BEACON, NY.- Fridman Gallery opened Beyond Silence, a solo exhibition at its Beacon location presenting sculpture and drawings by Kazumi Tanaka. Tanaka makes intricate works that are meditations on memory and loss. Beyond Silence features tiny musical instruments incorporating animal skulls, seashells, wood, the artist's own hair and other materials. Three of Tanakas ethereal indigo ink landscape drawings are also included in the exhibition.
Tanaka created some of the works in Beyond Silence for her series titled Messenger Y during a 2021 artist residency in Salem, Germany. Before her arrival, the residency staff assisted Tanaka in locating animal skulls in the woods around Lake Constance. The locations of the remains were recorded in photographs by Matthias Schenkl, two of which are on view in the exhibition. Upon arriving in Germany, Tanaka studied the materials and slowly transformed them into functional musical instruments, thereby producing new sounds and meanings which continue beyond the animals death.
Tanaka felt closely connected to the animals whose remains became her musical instruments, an experience that stayed with her when she returned home to New York.
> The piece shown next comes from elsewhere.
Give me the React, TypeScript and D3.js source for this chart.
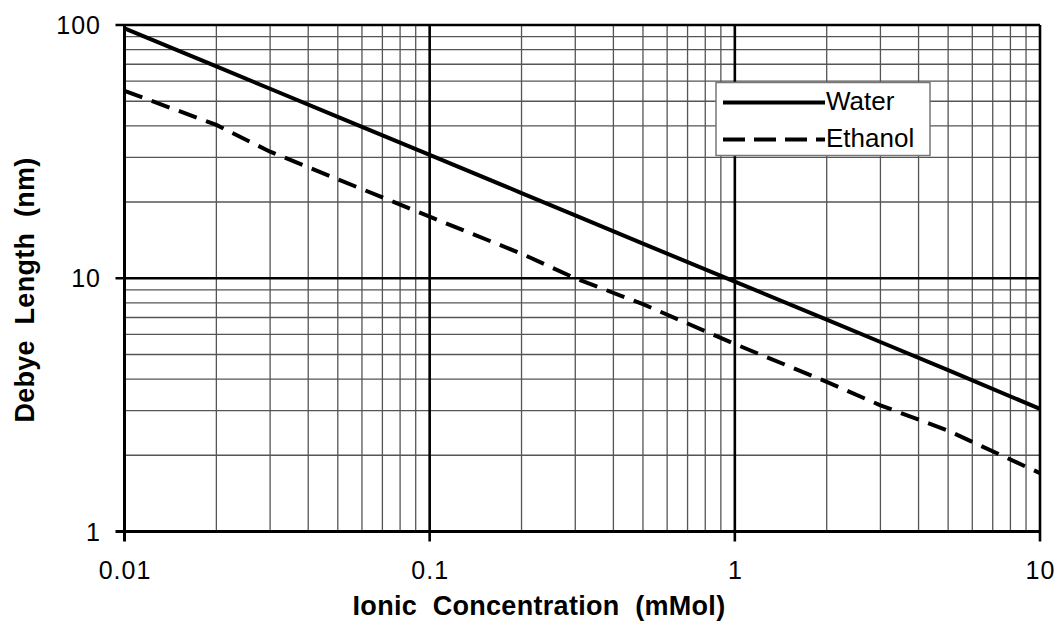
import React from "react";
import * as d3 from "d3";

const concentration = [0.01, 0.02, 0.03, 0.05, 0.1, 0.2, 0.3, 0.5, 1, 2, 3, 5, 10];
const waterDebye = [97, 68.6, 56, 43.4, 30.7, 21.7, 17.7, 13.7, 9.7, 6.86, 5.6, 4.34, 3.05];
const ethanolDebye = [55, 40.3, 31.6, 24.6, 17.5, 12.5, 10, 7.9, 5.5, 3.9, 3.15, 2.5, 1.7];
const xTicks = [0.01, 0.1, 1, 10];
const xTickLabels = ["0.01", "0.1", "1", "10"];
const yTicks = [1, 10, 100];
const yTickLabels = ["1", "10", "100"];
const seriesNames = ["Water", "Ethanol"];

export default function App() {
  const W = 1057, H = 630;
  const left = 124.5, right = 1040, top = 25, bottom = 531.5;
  const x = d3.scaleLog().domain([0.01, 10]).range([left, right]);
  const y = d3.scaleLog().domain([1, 100]).range([bottom, top]);

  const minorX: number[] = [];
  [0.01, 0.1, 1].forEach((d) => {
    for (let k = 2; k <= 9; k++) minorX.push(d * k);
  });
  const minorY: number[] = [];
  [1, 10].forEach((d) => {
    for (let k = 2; k <= 9; k++) minorY.push(d * k);
  });

  const line = d3
    .line<[number, number]>()
    .x((d) => x(d[0]))
    .y((d) => y(d[1]));
  const waterPts = concentration.map((c, i) => [c, waterDebye[i]] as [number, number]);
  const ethPts = concentration.map((c, i) => [c, ethanolDebye[i]] as [number, number]);

  const font = "'Liberation Sans', Arial, Helvetica, sans-serif";
  const lg = { x: 716, y: 82.5, w: 214, h: 73 };

  return (
    <svg
      width={W}
      height={H}
      style={{ position: "absolute", left: 0, top: 0, background: "#fff" }}
      fontFamily={font}
    >
      <rect x={0} y={0} width={W} height={H} fill="#fff" />
      {/* minor grid */}
      {minorX.map((v, i) => (
        <line key={"mx" + i} x1={x(v)} x2={x(v)} y1={top} y2={bottom} stroke="#555" strokeWidth={1.3} />
      ))}
      {minorY.map((v, i) => (
        <line key={"my" + i} x1={left} x2={right} y1={y(v)} y2={y(v)} stroke="#555" strokeWidth={1.3} />
      ))}
      {/* major grid */}
      {xTicks.slice(1).map((v, i) => (
        <line key={"Mx" + i} x1={x(v)} x2={x(v)} y1={top} y2={bottom + 10} stroke="#000" strokeWidth={2.6} />
      ))}
      {yTicks.slice(1).map((v, i) => (
        <line key={"My" + i} x1={left - 9} x2={right} y1={y(v)} y2={y(v)} stroke="#000" strokeWidth={2.6} />
      ))}
      {/* axes */}
      <line x1={left} x2={left} y1={top} y2={bottom + 10} stroke="#000" strokeWidth={3} />
      <line x1={left - 9} x2={right} y1={bottom} y2={bottom} stroke="#000" strokeWidth={3} />

      {/* series */}
      <path d={line(waterPts) || ""} fill="none" stroke="#000" strokeWidth={4} />
      <path d={line(ethPts) || ""} fill="none" stroke="#000" strokeWidth={4} strokeDasharray="19,10" />

      {/* tick labels */}
      {xTicks.map((v, i) => (
        <text key={"xt" + i} x={x(v) + 0.5} y={579} textAnchor="middle" fontSize={25} letterSpacing={1} fill="#000">
          {xTickLabels[i]}
        </text>
      ))}
      {yTicks.map((v, i) => (
        <text key={"yt" + i} x={101} y={y(v) + 9} textAnchor="end" fontSize={25} letterSpacing={1} fill="#000">
          {yTickLabels[i]}
        </text>
      ))}

      {/* axis titles */}
      <text x={539} y={615} textAnchor="middle" fontSize={27} fontWeight="bold" letterSpacing={0.3} fill="#000" style={{ whiteSpace: "pre" }}>
        {"Ionic  Concentration  (mMol)"}
      </text>
      <text
        transform={`translate(33.5, 290) rotate(-90)`}
        textAnchor="middle"
        fontSize={27}
        fontWeight="bold"
        letterSpacing={0.3}
        fill="#000"
        style={{ whiteSpace: "pre" }}
      >
        {"Debye  Length  (nm)"}
      </text>

      {/* legend */}
      <rect x={lg.x} y={lg.y} width={lg.w} height={lg.h} fill="#fff" stroke="#777" strokeWidth={1.5} />
      <line x1={723} x2={825} y1={102.5} y2={102.5} stroke="#000" strokeWidth={4} />
      <line x1={723} x2={825} y1={139.5} y2={139.5} stroke="#000" strokeWidth={4} strokeDasharray="22,9" />
      <text x={826} y={109.5} fontSize={26} fill="#000">{seriesNames[0]}</text>
      <text x={826} y={147} fontSize={26} fill="#000">{seriesNames[1]}</text>
    </svg>
  );
}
She said I felt the existence of living creatures so close - their lives and deaths are very much near us... For some reason, the process helped me heal from some of the difficulties I encountered as if [the instruments] carry the healing power somehow. Perhaps their message can be picked up when we are open to listening within the silence.
Tanakas ink drawings of woods and water represent the home or origin of the animals who transitioned into her musical instrument sculptures, while also referencing the importance of water as a resource for all life on earth. More than an illustration of a place, the drawings and the exhibition as a whole offer a nurturing psychological space to understand where we come from and our connection to the natural world.
Kazumi Tanakas work has been included in numerous museum exhibitions, including the Fabric Workshop and Museum, Philadelphia, PA, The Miyauchi Art Foundation, Hiroshima, Japan; Neues Museum, Salem, Germany; The Aldrich Contemporary Art Museum, Ridgefield, CT; The New Museum of Contemporary Art, New York; and the Institute of Contemporary Art, Boston, MA. Tanaka has participated in residencies at Manitoga, Garrison, NY; The MacDowell Colony, Peterborough, NH; Civitella Ranieri Center, Umbria, Italy; Art Omi International Artists Residency, Ghent, NY; Fabric Workshop and Museum, Philadelphia, PA; "Salem2Salem," Salem, Germany; and Skowhegan School of Painting and Sculpture, Skowhegan, ME. Her work has appeared in The Paris Review, The New York Times, The Village Voice, The Washington Post, and Art in America. In 2017 she received The Louis Comfort Tiffany Foundation Award. Tanaka was born in Osaka, Japan and moved to New York in 1987. She currently lives and works in Beacon, NY.